I had a conversation recently with a group of friends about an aspect of Service Delivery. An event decorator amidst us was complaining about a particularly ‘troublesome’ client of hers. She felt this client was too choosy and was miffed because the client had asked
for a drawing, artist impression or even a description of the type of the fabric design she intended to put up at the client’s event. 

The other friends present there felt her anger was justified. One said the request showed a lack of confidence in the decorator. Another said such customers are hard to please and if possible, should be avoided. Some were just plain surprised that anyone would ask for a drawing. They felt all the information that needed to be exchanged should be the colours of the day and event theme (if any existed). I was the lone dissenting voice. 

I asked, if the customer is always right, why we are complaining. Is this request really outrageous? Do we not ask tailors, stylist, cake makers, interior decorators and other craft people for sample designs? Then I actually reminded of an occasion when this same decorator had asked a tailor to draw a new design for her, as she was uninspired any style in about six or seven fashion magazines presented by the tailor. When I pointed out this facts, she re evaluated her initial position and asked for help in clinching the job. 

It was an opportunity to enlighten my friends about their preconceptions and how this was affecting their businesses. (You know it is quite difficult to give your ‘friends’ unsolicited advice). I explained to them the peculiarities of selling a service. For one, they are intangible and therefore, difficult to evaluate. For services bothering on beauty and creativity, it is more difficult because we all have very different definitions of beauty. Secondly, the choice of selling method should be dependent on the clients personality and style. (More on that next week) We then set to work on the drawing. With her daughter crayons, pencil and our minimal drawing skills, we actually came up with three different sketches. She went back to her client and got the job at an even higher bargain and I got a lovely top for my help. 

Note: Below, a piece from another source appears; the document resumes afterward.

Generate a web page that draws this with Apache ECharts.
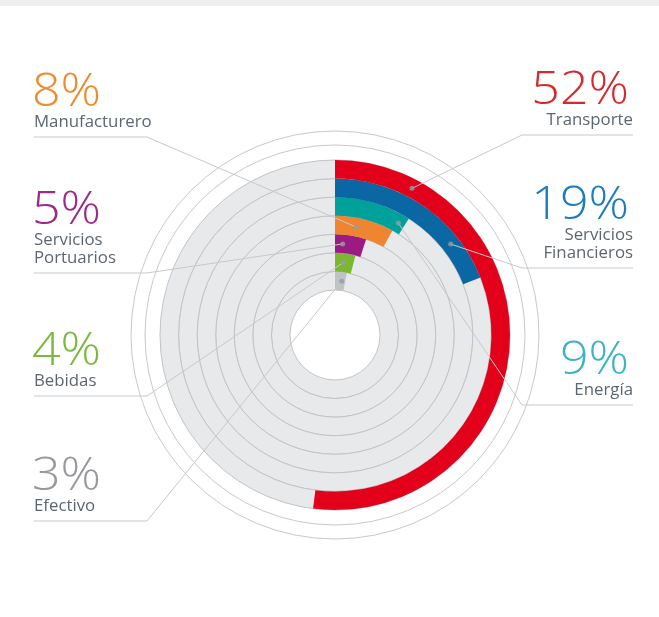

The lesson: Many of us know what we want and we are quick to press for it. We are equally quick to play the customer service card we are asking for service. However, when the tables are turned, we are/act outraged. Really in this fast paced world, nothing is given. Customer demands are getting higher and steeper. The more of them you have, the more varied the request. It doesn’t matter if no ones has ever has for it before. This first time you get the request you find a way to meet it. What this customer asked for would be called ‘A Presentation’ in business circuits. One should wonder why a former Client Account Manager in an advertising firm would be surprised at such a request.